The rest of the volume focuses on the difficulties in interpretation between competing schools of thought, both historically and currently, in archaeology. There are some methods and techniques discussed in these chapters, but mostly Bahn focuses on where theoretical views and frameworks were developed, the philosophical origins of these interpretive frameworks, what has been proposed through their perspectives, and how these interpretations have been challenged.

Bahn’s short book could be considered a “‘haute vulgarisation’ or well-informed popularization, i.e. accessible and readable syntheses that will appeal to the layperson or beginner without loss of content or accuracy.”(p.97, italics original) No doubt this is what he intended. Evaluating a work like this can become rather complex. Throughout the pages the reader is confronted with the smug hipper-and-wittier-than-thou just as often as legitimate criticism. It is also hard to form a balanced criticism on a work that is on the one hand trying to introduce readers to an academic field while on the other hand telling the reader that most of the field is “deadly dull,” “consists of dry tomes, filled with jargon and hot air, and aimed at other scholars.” (p.97)

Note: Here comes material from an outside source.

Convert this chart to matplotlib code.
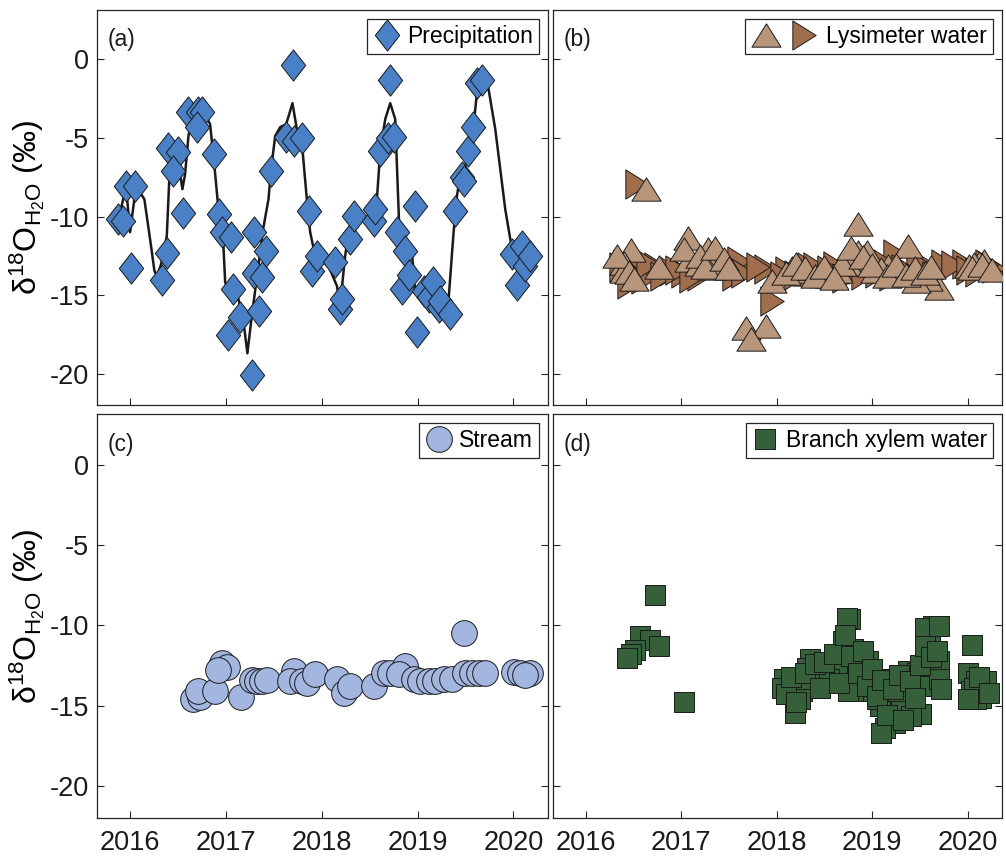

Bahn provides valuable general criticisms of various aspects of archaeology while introducing these aspects. This is, indeed, a very valuable feature of this work. But it is puzzling to me that the author seems to assume that his readership is clever enough to distinguish between snark and actual critical evaluation while at the same time asserting that his readership is too shallow to be bothered with reading things that might bore them.